Transcribe the material verbatim in full; the pictures do not belong in the copy.

.....

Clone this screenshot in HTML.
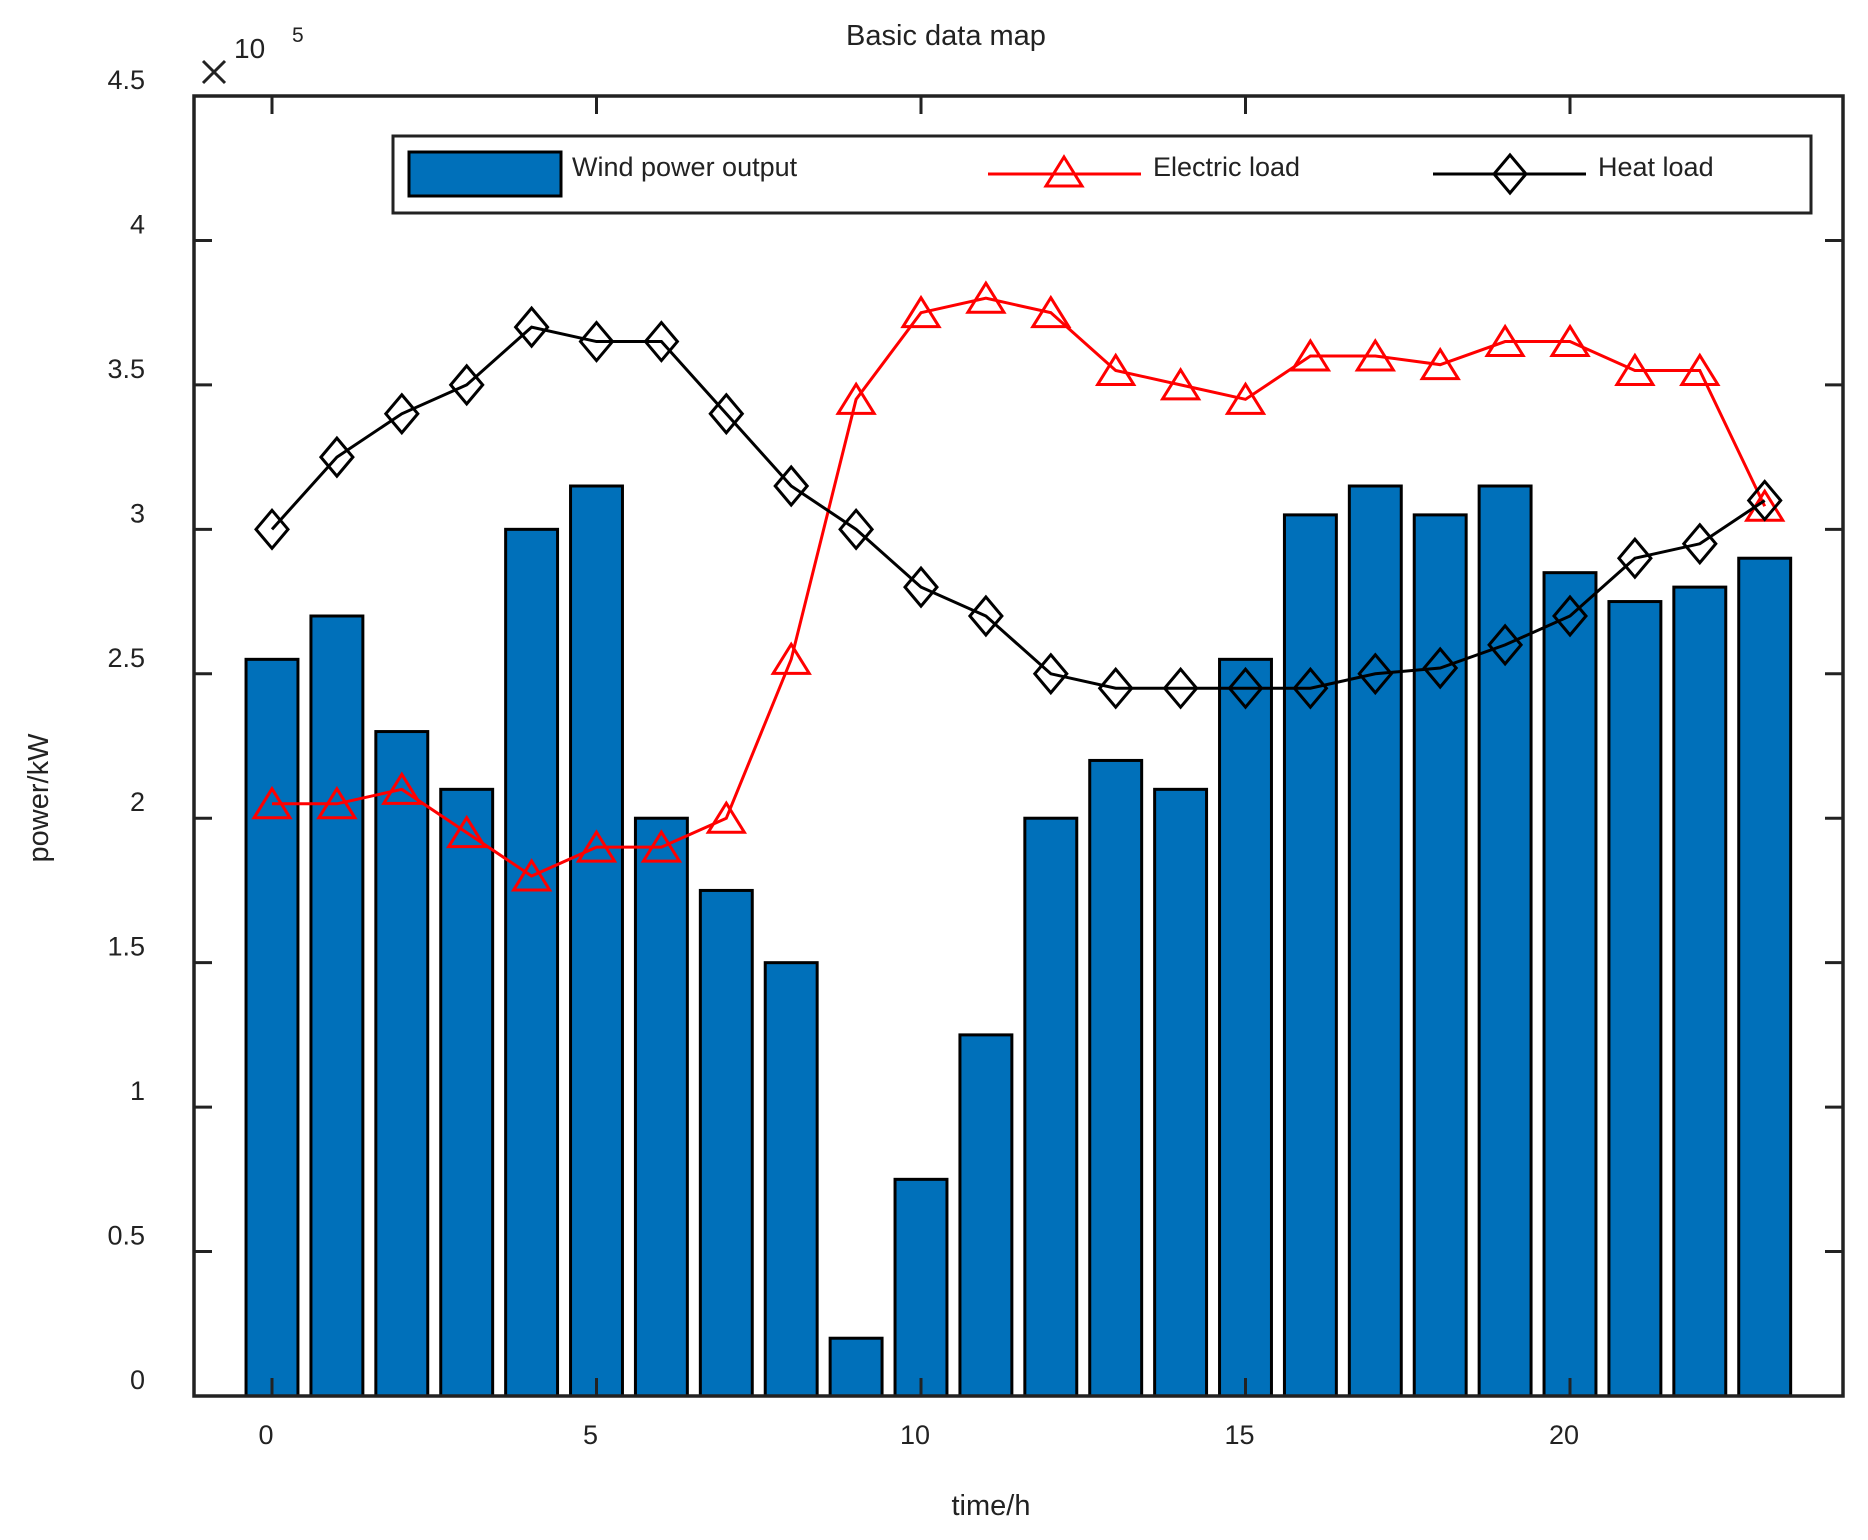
<!DOCTYPE html>
<html><head><meta charset="utf-8"><style>
body{margin:0;background:#fff}
svg{display:block;font-family:"Liberation Sans",Arial,sans-serif}
</style></head><body>
<svg id="chart" width="1868" height="1540" xmlns="http://www.w3.org/2000/svg">
<rect width="1868" height="1540" fill="#fff"/>
<text x="946" y="45" font-size="29" text-anchor="middle" fill="#222">Basic data map</text>
<g id="bars"></g>
<g id="lines"></g>
<g id="axes"></g>
<g stroke="#222" stroke-width="3">
<line x1="203" y1="61" x2="225" y2="83"/><line x1="225" y1="61" x2="203" y2="83"/>
</g>
<text x="234" y="58" font-size="28" fill="#222">10</text>
<text x="292" y="42" font-size="21" fill="#222">5</text>
<text x="991" y="1515" font-size="29" text-anchor="middle" fill="#222">time/h</text>
<text x="0" y="0" font-size="29" text-anchor="middle" fill="#222" transform="translate(48,798) rotate(-90)">power/kW</text>
<g>
<rect x="393" y="136" width="1418" height="77" fill="#fff" stroke="#222" stroke-width="3"/>
<rect x="409" y="152" width="152" height="44" fill="#0070BA" stroke="#000" stroke-width="3"/>
<text x="572" y="176" font-size="27" fill="#222">Wind power output</text>
<line x1="988" y1="174" x2="1141" y2="174" stroke="#f00" stroke-width="3"/>
<path d="M1064,157 L1082,186 L1046,186 Z" fill="none" stroke="#f00" stroke-width="3"/>
<text x="1153" y="176" font-size="27" fill="#222">Electric load</text>
<line x1="1433" y1="174" x2="1586" y2="174" stroke="#000" stroke-width="3"/>
<path d="M1510,155 L1526,174 L1510,193 L1494,174 Z" fill="none" stroke="#000" stroke-width="3"/>
<text x="1598" y="176" font-size="27" fill="#222">Heat load</text>
</g>
</svg>
<script>
const hours = [0,1,2,3,4,5,6,7,8,9,10,11,12,13,14,15,16,17,18,19,20,21,22,23];
const windPower = [2.55,2.7,2.3,2.1,3.0,3.15,2.0,1.75,1.5,0.2,0.75,1.25,2.0,2.2,2.1,2.55,3.05,3.15,3.05,3.15,2.85,2.75,2.8,2.9];
const electricLoad = [2.05,2.05,2.1,1.95,1.8,1.9,1.9,2.0,2.55,3.45,3.75,3.8,3.75,3.55,3.5,3.45,3.6,3.6,3.57,3.65,3.65,3.55,3.55,3.08];
const heatLoad = [3.0,3.25,3.4,3.5,3.7,3.65,3.65,3.4,3.15,3.0,2.8,2.7,2.5,2.45,2.45,2.45,2.45,2.5,2.52,2.6,2.7,2.9,2.95,3.1];
const xTicks = [0,5,10,15,20];
const yTicks = [0,0.5,1,1.5,2,2.5,3,3.5,4,4.5];
const yTickLabels = ["0","0.5","1","1.5","2","2.5","3","3.5","4","4.5"];

const NS="http://www.w3.org/2000/svg";
const L=194,R=1843,T=96,B=1396;
function xs(v){return 272+v*64.9;}
function ys(v){return B-(v/4.5)*(B-T);}
function mk(tag,attrs,parent){const e=document.createElementNS(NS,tag);for(const k in attrs)e.setAttribute(k,attrs[k]);parent.appendChild(e);return e;}

const bars=document.getElementById('bars');
const bw=0.8*64.9;
windPower.forEach((v,i)=>{
  const r=mk('rect',{x:xs(hours[i])-bw/2,y:ys(v),width:bw,height:B-ys(v),fill:'#0070BA',stroke:'#000','stroke-width':3},bars);
  
  
});

const lines=document.getElementById('lines');
function series(vals,color,name,marker){
  const pts=vals.map((v,i)=>xs(hours[i])+','+ys(v)).join(' ');
  const pl=mk('polyline',{points:pts,fill:'none',stroke:color,'stroke-width':3},lines);
  
  
  vals.forEach((v,i)=>{
    const x=xs(hours[i]),y=ys(v);
    let d;
    if(marker==='tri') d=`M${x},${y-15} L${x+18},${y+14} L${x-18},${y+14} Z`;
    else d=`M${x},${y-19} L${x+16},${y} L${x},${y+19} L${x-16},${y} Z`;
    const p=mk('path',{d:d,fill:'none',stroke:color,'stroke-width':3},lines);
    
    
  });
}
series(electricLoad,'#f00','electric-load','tri');
series(heatLoad,'#000','heat-load','dia');

const axes=document.getElementById('axes');
const frame=mk('rect',{x:L,y:T,width:R-L,height:B-T,fill:'none',stroke:'#222','stroke-width':3.5},axes);


xTicks.forEach(t=>{
  const x=xs(t);
  mk('line',{x1:x,y1:B,x2:x,y2:B-18,stroke:'#222','stroke-width':3},axes);
  mk('line',{x1:x,y1:T,x2:x,y2:T+18,stroke:'#222','stroke-width':3},axes);
  const tx=mk('text',{x:x-6,y:1444,'font-size':27,'text-anchor':'middle',fill:'#222'},axes);
  tx.textContent=t;
  
  
});
yTicks.forEach((t,i)=>{
  const y=ys(t);
  if(i>0&&i<yTicks.length-1){
    mk('line',{x1:L,y1:y,x2:L+18,y2:y,stroke:'#222','stroke-width':3},axes);
    mk('line',{x1:R,y1:y,x2:R-18,y2:y,stroke:'#222','stroke-width':3},axes);
  }
  const tx=mk('text',{x:145,y:y-7,'font-size':27,'text-anchor':'end',fill:'#222'},axes);
  tx.textContent=yTickLabels[i];
  
  
});
</script>
</body></html>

.....

**Answer to the task:**
Clone this screenshot in HTML.
<!DOCTYPE html>
<html><head><meta charset="utf-8"><style>
body{margin:0;background:#fff}
svg{display:block;font-family:"Liberation Sans",Arial,sans-serif}
</style></head><body>
<svg id="chart" width="1868" height="1540" xmlns="http://www.w3.org/2000/svg">
<rect width="1868" height="1540" fill="#fff"/>
<text x="946" y="45" font-size="29" text-anchor="middle" fill="#222">Basic data map</text>
<g id="bars"></g>
<g id="lines"></g>
<g id="axes"></g>
<g stroke="#222" stroke-width="3">
<line x1="203" y1="61" x2="225" y2="83"/><line x1="225" y1="61" x2="203" y2="83"/>
</g>
<text x="234" y="58" font-size="28" fill="#222">10</text>
<text x="292" y="42" font-size="21" fill="#222">5</text>
<text x="991" y="1515" font-size="29" text-anchor="middle" fill="#222">time/h</text>
<text x="0" y="0" font-size="29" text-anchor="middle" fill="#222" transform="translate(48,798) rotate(-90)">power/kW</text>
<g>
<rect x="393" y="136" width="1418" height="77" fill="#fff" stroke="#222" stroke-width="3"/>
<rect x="409" y="152" width="152" height="44" fill="#0070BA" stroke="#000" stroke-width="3"/>
<text x="572" y="176" font-size="27" fill="#222">Wind power output</text>
<line x1="988" y1="174" x2="1141" y2="174" stroke="#f00" stroke-width="3"/>
<path d="M1064,157 L1082,186 L1046,186 Z" fill="none" stroke="#f00" stroke-width="3"/>
<text x="1153" y="176" font-size="27" fill="#222">Electric load</text>
<line x1="1433" y1="174" x2="1586" y2="174" stroke="#000" stroke-width="3"/>
<path d="M1510,155 L1526,174 L1510,193 L1494,174 Z" fill="none" stroke="#000" stroke-width="3"/>
<text x="1598" y="176" font-size="27" fill="#222">Heat load</text>
</g>
</svg>
<script>
const hours = [0,1,2,3,4,5,6,7,8,9,10,11,12,13,14,15,16,17,18,19,20,21,22,23];
const windPower = [2.55,2.7,2.3,2.1,3.0,3.15,2.0,1.75,1.5,0.2,0.75,1.25,2.0,2.2,2.1,2.55,3.05,3.15,3.05,3.15,2.85,2.75,2.8,2.9];
const electricLoad = [2.05,2.05,2.1,1.95,1.8,1.9,1.9,2.0,2.55,3.45,3.75,3.8,3.75,3.55,3.5,3.45,3.6,3.6,3.57,3.65,3.65,3.55,3.55,3.08];
const heatLoad = [3.0,3.25,3.4,3.5,3.7,3.65,3.65,3.4,3.15,3.0,2.8,2.7,2.5,2.45,2.45,2.45,2.45,2.5,2.52,2.6,2.7,2.9,2.95,3.1];
const xTicks = [0,5,10,15,20];
const yTicks = [0,0.5,1,1.5,2,2.5,3,3.5,4,4.5];
const yTickLabels = ["0","0.5","1","1.5","2","2.5","3","3.5","4","4.5"];

const NS="http://www.w3.org/2000/svg";
const L=194,R=1843,T=96,B=1396;
function xs(v){return 272+v*64.9;}
function ys(v){return B-(v/4.5)*(B-T);}
function mk(tag,attrs,parent){const e=document.createElementNS(NS,tag);for(const k in attrs)e.setAttribute(k,attrs[k]);parent.appendChild(e);return e;}

const bars=document.getElementById('bars');
const bw=0.8*64.9;
windPower.forEach((v,i)=>{
  const r=mk('rect',{x:xs(hours[i])-bw/2,y:ys(v),width:bw,height:B-ys(v),fill:'#0070BA',stroke:'#000','stroke-width':3},bars);
  
  
});

const lines=document.getElementById('lines');
function series(vals,color,name,marker){
  const pts=vals.map((v,i)=>xs(hours[i])+','+ys(v)).join(' ');
  const pl=mk('polyline',{points:pts,fill:'none',stroke:color,'stroke-width':3},lines);
  
  
  vals.forEach((v,i)=>{
    const x=xs(hours[i]),y=ys(v);
    let d;
    if(marker==='tri') d=`M${x},${y-15} L${x+18},${y+14} L${x-18},${y+14} Z`;
    else d=`M${x},${y-19} L${x+16},${y} L${x},${y+19} L${x-16},${y} Z`;
    const p=mk('path',{d:d,fill:'none',stroke:color,'stroke-width':3},lines);
    
    
  });
}
series(electricLoad,'#f00','electric-load','tri');
series(heatLoad,'#000','heat-load','dia');

const axes=document.getElementById('axes');
const frame=mk('rect',{x:L,y:T,width:R-L,height:B-T,fill:'none',stroke:'#222','stroke-width':3.5},axes);


xTicks.forEach(t=>{
  const x=xs(t);
  mk('line',{x1:x,y1:B,x2:x,y2:B-18,stroke:'#222','stroke-width':3},axes);
  mk('line',{x1:x,y1:T,x2:x,y2:T+18,stroke:'#222','stroke-width':3},axes);
  const tx=mk('text',{x:x-6,y:1444,'font-size':27,'text-anchor':'middle',fill:'#222'},axes);
  tx.textContent=t;
  
  
});
yTicks.forEach((t,i)=>{
  const y=ys(t);
  if(i>0&&i<yTicks.length-1){
    mk('line',{x1:L,y1:y,x2:L+18,y2:y,stroke:'#222','stroke-width':3},axes);
    mk('line',{x1:R,y1:y,x2:R-18,y2:y,stroke:'#222','stroke-width':3},axes);
  }
  const tx=mk('text',{x:145,y:y-7,'font-size':27,'text-anchor':'end',fill:'#222'},axes);
  tx.textContent=yTickLabels[i];
  
  
});
</script>
</body></html>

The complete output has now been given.